Inaka Stay: Japan’s Rural Farmhouse Tourism and Agritourism Guide
Inaka — the Japanese countryside — is experiencing renewed attention from travelers seeking an alternative to the well-worn urban circuit of Tokyo, Kyoto, and Osaka. Staying in a converted farmhouse, participating in harvest work, eating meals produced from the surrounding land, and experiencing the seasonal rhythms of Japanese agricultural life offers a depth of cultural encounter that no temple or museum can replicate.
Farmhouse Accommodation (Nōka Minshuku)
Nōka minshuku (farm guesthouses) are family-run accommodation in working or former agricultural households. Guests typically sleep on futons in tatami rooms, eat meals prepared from home-grown and locally sourced ingredients, and have the opportunity to join farm activities — rice planting, harvesting, vegetable picking — depending on the season. The scale is intimate: most nōka minshuku accommodate four to twelve guests, ensuring meals are shared with the family and the experience is genuinely residential rather than hotel-like.
Rates are typically ¥7,000–¥12,000 per person including two meals — often significantly below ryokan pricing for a more authentic local experience. Several Japan Tourism Agency programs provide lists of registered nōka minshuku; the Satoyama Experience platform and the official Japan Agritourism Association (JA Tourism) maintain English-language listings.
Agritourism Activities by Season
Spring (April–May): Rice paddy preparation and planting (taue) — the most visually evocative agricultural activity in Japan.
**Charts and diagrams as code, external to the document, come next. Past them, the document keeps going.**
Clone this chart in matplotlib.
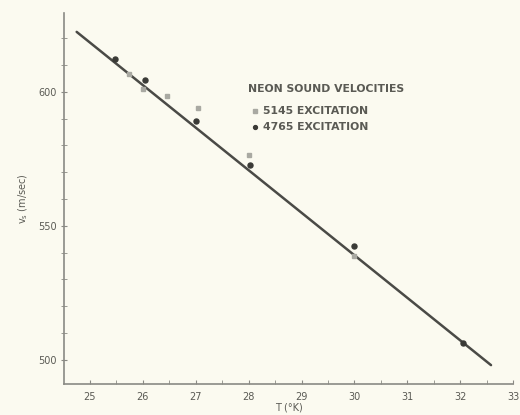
import matplotlib
matplotlib.use("Agg")
import matplotlib.pyplot as plt
from matplotlib.ticker import MultipleLocator

# 5145 excitation (light marks)
t_5145 = [25.74, 26.0, 26.46, 27.05, 28.0, 30.0]
v_5145 = [606.7, 601.0, 598.5, 594.0, 576.5, 538.8]
# 4765 excitation (dark marks)
t_4765 = [25.47, 26.04, 27.0, 28.02, 30.0, 32.05]
v_4765 = [612.3, 604.5, 589.0, 572.8, 542.5, 506.3]
# drawn straight line
line_t = [24.75, 32.58]
line_v = [622.4, 498.0]

bg = '#fbfaf0'
ink = '#5a5a54'

fig = plt.figure(figsize=(5.2, 4.15), dpi=100, facecolor=bg)
ax = fig.add_axes([0.123, 0.075, 0.864, 0.894], facecolor=bg)

ax.plot(line_t, line_v, color='#4a4a46', lw=1.8, solid_capstyle='round')
ax.plot(t_5145, v_5145, 's', ms=3.2, color='#a9a9a2', mec='#a9a9a2')
ax.plot(t_4765, v_4765, 'o', ms=3.6, color='#3a3a36')

ax.set_xlim(24.51, 33.0)
ax.set_ylim(491, 629.5)
ax.xaxis.set_major_locator(MultipleLocator(1))
ax.xaxis.set_minor_locator(MultipleLocator(0.5))
ax.set_yticks([500, 550, 600])
ax.yaxis.set_minor_locator(MultipleLocator(10))

for s in ['top', 'right']:
    ax.spines[s].set_visible(False)
for s in ['left', 'bottom']:
    ax.spines[s].set_color('#8a8a84')
    ax.spines[s].set_linewidth(1.2)

ax.tick_params(axis='x', which='both', direction='in', length=3, color='#8a8a84',
               labelsize=7, labelcolor=ink, pad=6)
ax.tick_params(axis='y', which='both', direction='inout', length=4, color='#8a8a84',
               labelsize=7, labelcolor=ink, pad=3)

ax.set_xlabel('T (°K)', fontsize=7, color=ink, labelpad=0)
ax.set_ylabel(r'v$_\mathregular{s}$ (m/sec)', fontsize=7, color=ink, labelpad=6)

ax.text(0.41, 0.795, 'NEON SOUND VELOCITIES', transform=ax.transAxes,
        fontsize=7.8, color=ink, va='center', fontweight='bold')
ax.plot([0.425], [0.736], 's', ms=2.5, color='#a9a9a2', transform=ax.transAxes)
ax.text(0.442, 0.736, '5145 EXCITATION', transform=ax.transAxes,
        fontsize=7.8, color=ink, va='center', fontweight='bold')
ax.plot([0.425], [0.693], 'o', ms=2.8, color='#3a3a36', transform=ax.transAxes)
ax.text(0.442, 0.693, '4765 EXCITATION', transform=ax.transAxes,
        fontsize=7.8, color=ink, va='center', fontweight='bold')

fig.savefig('out.png', dpi=100, facecolor=bg)
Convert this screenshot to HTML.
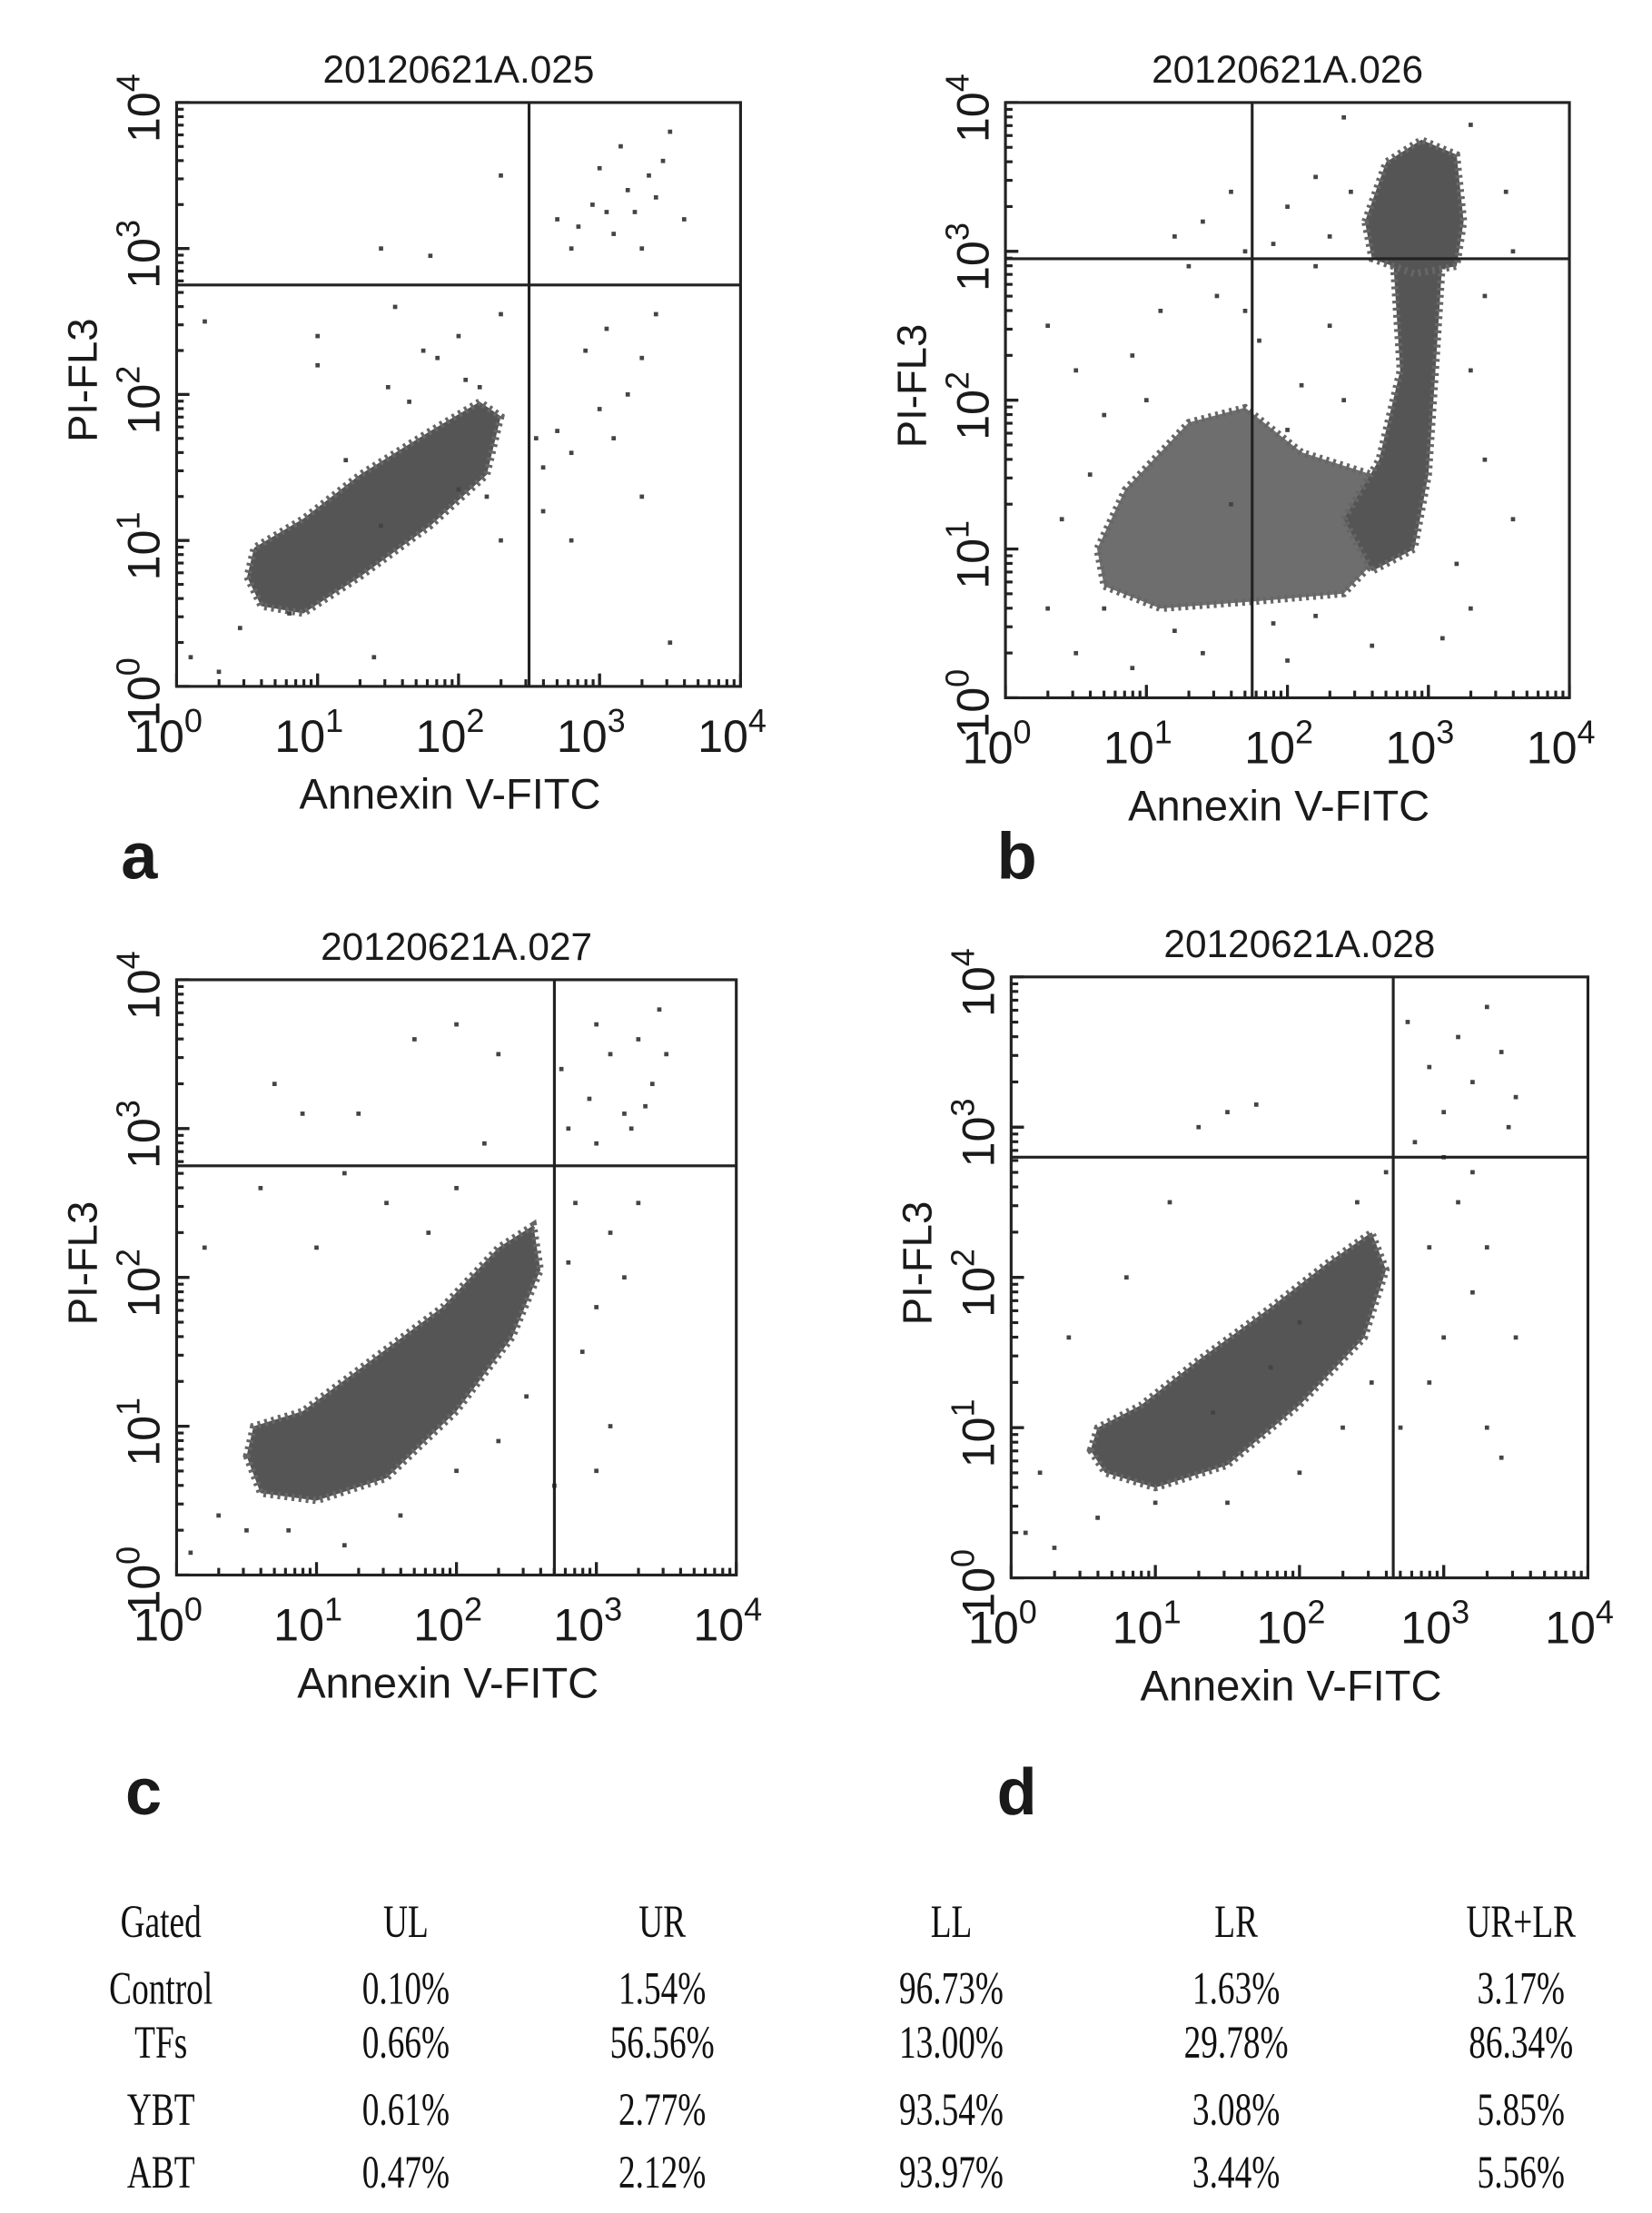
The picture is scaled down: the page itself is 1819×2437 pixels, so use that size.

Wading into flooded paddies to plant rice seedlings by hand or alongside mechanical planters is available through several community programs in Niigata, Akita, and the Noto Peninsula.
Summer (June–August): Tea leaf picking in Shizuoka and Uji, fruit picking (blueberries, peaches, plums) in Yamanashi and Nagano, and vegetable harvesting in Hokkaido’s agricultural plains.
Autumn (September–November): Rice harvesting and threshing — the inekari experience of cutting rice by hand with a sickle and hanging the bundles to dry on wooden racks (hasagake) is available at community farms in Tohoku and Niigata. Mushroom picking, persimmon harvesting, and apple picking in Aomori and Nagano.
Winter (December–February): Miso and pickles making, snow clearing as a cultural experience in yukiguni regions, citrus harvesting in Wakayama and Ehime.
Notable Inaka Destinations
Noto Peninsula (Ishikawa): A UNESCO GIAHS site for its traditional terraced rice farming and satoyama landscape. Several community organizations offer farmstay programs including paddy work and traditional fishing participation. The coastline’s traditional fishing villages and wild Sea of Japan scenery add a distinctive character absent from Japan’s more visited rural areas.
Iya Valley (Tokushima, Shikoku): One of Japan’s three “hidden” (kakurezato) valleys, accessible only via steep mountain roads. The vine bridge (kazurabashi), thatched-roof farmhouses, and deep gorge scenery make Iya one of Japan’s most dramatic rural landscapes. Several farmhouses have been converted to accommodation; the area suits travelers who combine scenery with the slower pace of mountain village life.
Minakami (Gunma): The headwaters of the Tone River — two hours from Tokyo by shinkansen — support a range of outdoor activity operators (rafting, canyoning, skiing) alongside agricultural homestay programs in the rice and vegetable farms of the valley floor.
Language and Practical Preparation
Many nōka minshuku operate in areas with minimal English-language infrastructure; some basic Japanese communication ability significantly improves the experience. Translation apps (Google Translate’s camera function for menus and signs) manage most practical needs. Booking through English-language platforms (Satoyama Experience, JNTO-listed programs) ensures hosts are accustomed to international guests. Arriving with a small gift (omiyage) from your home region is a gesture that resonates strongly in the farmhouse context and typically prompts genuine conversation about the visitor’s origins.